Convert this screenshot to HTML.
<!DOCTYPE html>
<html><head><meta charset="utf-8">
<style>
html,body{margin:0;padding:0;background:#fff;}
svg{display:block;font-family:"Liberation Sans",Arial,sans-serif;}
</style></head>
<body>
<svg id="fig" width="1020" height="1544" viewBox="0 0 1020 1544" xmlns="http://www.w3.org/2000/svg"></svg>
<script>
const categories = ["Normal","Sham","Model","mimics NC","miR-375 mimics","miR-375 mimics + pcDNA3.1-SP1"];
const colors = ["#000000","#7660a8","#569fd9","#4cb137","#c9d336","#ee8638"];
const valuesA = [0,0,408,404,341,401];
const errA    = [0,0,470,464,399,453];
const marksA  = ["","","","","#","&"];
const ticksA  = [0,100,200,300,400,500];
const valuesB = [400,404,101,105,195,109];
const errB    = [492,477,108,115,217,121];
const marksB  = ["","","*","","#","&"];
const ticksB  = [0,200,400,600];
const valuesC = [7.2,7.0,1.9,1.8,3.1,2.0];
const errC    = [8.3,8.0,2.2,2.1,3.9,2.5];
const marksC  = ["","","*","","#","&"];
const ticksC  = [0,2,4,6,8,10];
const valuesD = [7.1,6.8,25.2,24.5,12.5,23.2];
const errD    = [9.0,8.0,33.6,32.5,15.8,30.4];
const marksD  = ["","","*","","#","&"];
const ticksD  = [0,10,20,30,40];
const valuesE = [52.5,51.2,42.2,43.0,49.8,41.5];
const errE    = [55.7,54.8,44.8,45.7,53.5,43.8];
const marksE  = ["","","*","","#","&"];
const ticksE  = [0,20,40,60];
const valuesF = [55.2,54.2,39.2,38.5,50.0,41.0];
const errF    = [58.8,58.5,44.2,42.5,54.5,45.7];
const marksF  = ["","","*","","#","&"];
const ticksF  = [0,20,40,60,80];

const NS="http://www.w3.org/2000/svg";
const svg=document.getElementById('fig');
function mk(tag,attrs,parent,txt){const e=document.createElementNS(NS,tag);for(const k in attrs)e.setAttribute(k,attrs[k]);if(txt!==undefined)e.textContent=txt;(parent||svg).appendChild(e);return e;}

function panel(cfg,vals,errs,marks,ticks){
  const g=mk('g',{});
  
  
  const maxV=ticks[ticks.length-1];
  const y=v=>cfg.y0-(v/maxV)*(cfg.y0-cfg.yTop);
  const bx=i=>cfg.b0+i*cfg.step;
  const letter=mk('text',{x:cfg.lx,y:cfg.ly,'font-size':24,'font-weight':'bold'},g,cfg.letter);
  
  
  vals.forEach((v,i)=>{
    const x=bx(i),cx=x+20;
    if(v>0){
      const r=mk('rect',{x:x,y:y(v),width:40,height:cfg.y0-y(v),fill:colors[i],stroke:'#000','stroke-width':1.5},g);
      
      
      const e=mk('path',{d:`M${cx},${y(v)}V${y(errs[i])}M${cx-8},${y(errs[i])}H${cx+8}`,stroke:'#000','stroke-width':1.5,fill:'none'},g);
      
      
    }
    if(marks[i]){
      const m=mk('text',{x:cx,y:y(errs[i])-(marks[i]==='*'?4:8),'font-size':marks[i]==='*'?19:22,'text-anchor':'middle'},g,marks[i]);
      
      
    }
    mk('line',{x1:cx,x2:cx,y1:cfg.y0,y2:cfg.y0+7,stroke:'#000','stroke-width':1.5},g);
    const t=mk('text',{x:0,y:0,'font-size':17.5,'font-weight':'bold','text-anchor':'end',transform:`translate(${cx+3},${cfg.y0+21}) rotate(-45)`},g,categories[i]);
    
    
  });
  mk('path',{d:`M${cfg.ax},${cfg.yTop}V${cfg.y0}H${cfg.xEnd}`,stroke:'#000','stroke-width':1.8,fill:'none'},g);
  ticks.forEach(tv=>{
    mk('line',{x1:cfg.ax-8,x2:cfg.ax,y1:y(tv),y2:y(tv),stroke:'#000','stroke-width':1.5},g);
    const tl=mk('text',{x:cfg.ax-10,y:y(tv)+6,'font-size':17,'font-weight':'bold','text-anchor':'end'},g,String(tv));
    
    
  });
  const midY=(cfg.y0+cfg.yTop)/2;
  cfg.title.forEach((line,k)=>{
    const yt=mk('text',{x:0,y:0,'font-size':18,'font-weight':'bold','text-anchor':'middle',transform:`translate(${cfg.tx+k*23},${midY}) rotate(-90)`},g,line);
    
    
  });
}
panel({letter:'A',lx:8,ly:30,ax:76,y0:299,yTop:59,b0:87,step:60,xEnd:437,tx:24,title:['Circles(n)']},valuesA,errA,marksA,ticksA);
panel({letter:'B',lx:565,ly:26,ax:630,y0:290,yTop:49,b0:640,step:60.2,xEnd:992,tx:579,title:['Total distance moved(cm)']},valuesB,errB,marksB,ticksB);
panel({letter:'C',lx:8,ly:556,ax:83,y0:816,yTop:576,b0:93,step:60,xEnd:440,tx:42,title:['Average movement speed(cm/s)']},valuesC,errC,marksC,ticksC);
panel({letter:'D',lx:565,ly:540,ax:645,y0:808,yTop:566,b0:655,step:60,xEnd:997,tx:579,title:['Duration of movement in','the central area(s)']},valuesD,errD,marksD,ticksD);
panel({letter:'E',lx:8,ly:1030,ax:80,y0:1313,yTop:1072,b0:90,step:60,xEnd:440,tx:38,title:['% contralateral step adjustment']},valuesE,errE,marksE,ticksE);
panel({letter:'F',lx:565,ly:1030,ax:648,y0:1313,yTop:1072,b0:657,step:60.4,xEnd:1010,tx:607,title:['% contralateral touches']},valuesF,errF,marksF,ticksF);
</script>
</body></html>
§ §
Challenge: Restate the data above exactly, keeping each word as it stands.

Exercise result:
Convert this screenshot to HTML.
<!DOCTYPE html>
<html><head><meta charset="utf-8">
<style>
html,body{margin:0;padding:0;background:#fff;}
svg{display:block;font-family:"Liberation Sans",Arial,sans-serif;}
</style></head>
<body>
<svg id="fig" width="1020" height="1544" viewBox="0 0 1020 1544" xmlns="http://www.w3.org/2000/svg"></svg>
<script>
const categories = ["Normal","Sham","Model","mimics NC","miR-375 mimics","miR-375 mimics + pcDNA3.1-SP1"];
const colors = ["#000000","#7660a8","#569fd9","#4cb137","#c9d336","#ee8638"];
const valuesA = [0,0,408,404,341,401];
const errA    = [0,0,470,464,399,453];
const marksA  = ["","","","","#","&"];
const ticksA  = [0,100,200,300,400,500];
const valuesB = [400,404,101,105,195,109];
const errB    = [492,477,108,115,217,121];
const marksB  = ["","","*","","#","&"];
const ticksB  = [0,200,400,600];
const valuesC = [7.2,7.0,1.9,1.8,3.1,2.0];
const errC    = [8.3,8.0,2.2,2.1,3.9,2.5];
const marksC  = ["","","*","","#","&"];
const ticksC  = [0,2,4,6,8,10];
const valuesD = [7.1,6.8,25.2,24.5,12.5,23.2];
const errD    = [9.0,8.0,33.6,32.5,15.8,30.4];
const marksD  = ["","","*","","#","&"];
const ticksD  = [0,10,20,30,40];
const valuesE = [52.5,51.2,42.2,43.0,49.8,41.5];
const errE    = [55.7,54.8,44.8,45.7,53.5,43.8];
const marksE  = ["","","*","","#","&"];
const ticksE  = [0,20,40,60];
const valuesF = [55.2,54.2,39.2,38.5,50.0,41.0];
const errF    = [58.8,58.5,44.2,42.5,54.5,45.7];
const marksF  = ["","","*","","#","&"];
const ticksF  = [0,20,40,60,80];

const NS="http://www.w3.org/2000/svg";
const svg=document.getElementById('fig');
function mk(tag,attrs,parent,txt){const e=document.createElementNS(NS,tag);for(const k in attrs)e.setAttribute(k,attrs[k]);if(txt!==undefined)e.textContent=txt;(parent||svg).appendChild(e);return e;}

function panel(cfg,vals,errs,marks,ticks){
  const g=mk('g',{});
  
  
  const maxV=ticks[ticks.length-1];
  const y=v=>cfg.y0-(v/maxV)*(cfg.y0-cfg.yTop);
  const bx=i=>cfg.b0+i*cfg.step;
  const letter=mk('text',{x:cfg.lx,y:cfg.ly,'font-size':24,'font-weight':'bold'},g,cfg.letter);
  
  
  vals.forEach((v,i)=>{
    const x=bx(i),cx=x+20;
    if(v>0){
      const r=mk('rect',{x:x,y:y(v),width:40,height:cfg.y0-y(v),fill:colors[i],stroke:'#000','stroke-width':1.5},g);
      
      
      const e=mk('path',{d:`M${cx},${y(v)}V${y(errs[i])}M${cx-8},${y(errs[i])}H${cx+8}`,stroke:'#000','stroke-width':1.5,fill:'none'},g);
      
      
    }
    if(marks[i]){
      const m=mk('text',{x:cx,y:y(errs[i])-(marks[i]==='*'?4:8),'font-size':marks[i]==='*'?19:22,'text-anchor':'middle'},g,marks[i]);
      
      
    }
    mk('line',{x1:cx,x2:cx,y1:cfg.y0,y2:cfg.y0+7,stroke:'#000','stroke-width':1.5},g);
    const t=mk('text',{x:0,y:0,'font-size':17.5,'font-weight':'bold','text-anchor':'end',transform:`translate(${cx+3},${cfg.y0+21}) rotate(-45)`},g,categories[i]);
    
    
  });
  mk('path',{d:`M${cfg.ax},${cfg.yTop}V${cfg.y0}H${cfg.xEnd}`,stroke:'#000','stroke-width':1.8,fill:'none'},g);
  ticks.forEach(tv=>{
    mk('line',{x1:cfg.ax-8,x2:cfg.ax,y1:y(tv),y2:y(tv),stroke:'#000','stroke-width':1.5},g);
    const tl=mk('text',{x:cfg.ax-10,y:y(tv)+6,'font-size':17,'font-weight':'bold','text-anchor':'end'},g,String(tv));
    
    
  });
  const midY=(cfg.y0+cfg.yTop)/2;
  cfg.title.forEach((line,k)=>{
    const yt=mk('text',{x:0,y:0,'font-size':18,'font-weight':'bold','text-anchor':'middle',transform:`translate(${cfg.tx+k*23},${midY}) rotate(-90)`},g,line);
    
    
  });
}
panel({letter:'A',lx:8,ly:30,ax:76,y0:299,yTop:59,b0:87,step:60,xEnd:437,tx:24,title:['Circles(n)']},valuesA,errA,marksA,ticksA);
panel({letter:'B',lx:565,ly:26,ax:630,y0:290,yTop:49,b0:640,step:60.2,xEnd:992,tx:579,title:['Total distance moved(cm)']},valuesB,errB,marksB,ticksB);
panel({letter:'C',lx:8,ly:556,ax:83,y0:816,yTop:576,b0:93,step:60,xEnd:440,tx:42,title:['Average movement speed(cm/s)']},valuesC,errC,marksC,ticksC);
panel({letter:'D',lx:565,ly:540,ax:645,y0:808,yTop:566,b0:655,step:60,xEnd:997,tx:579,title:['Duration of movement in','the central area(s)']},valuesD,errD,marksD,ticksD);
panel({letter:'E',lx:8,ly:1030,ax:80,y0:1313,yTop:1072,b0:90,step:60,xEnd:440,tx:38,title:['% contralateral step adjustment']},valuesE,errE,marksE,ticksE);
panel({letter:'F',lx:565,ly:1030,ax:648,y0:1313,yTop:1072,b0:657,step:60.4,xEnd:1010,tx:607,title:['% contralateral touches']},valuesF,errF,marksF,ticksF);
</script>
</body></html>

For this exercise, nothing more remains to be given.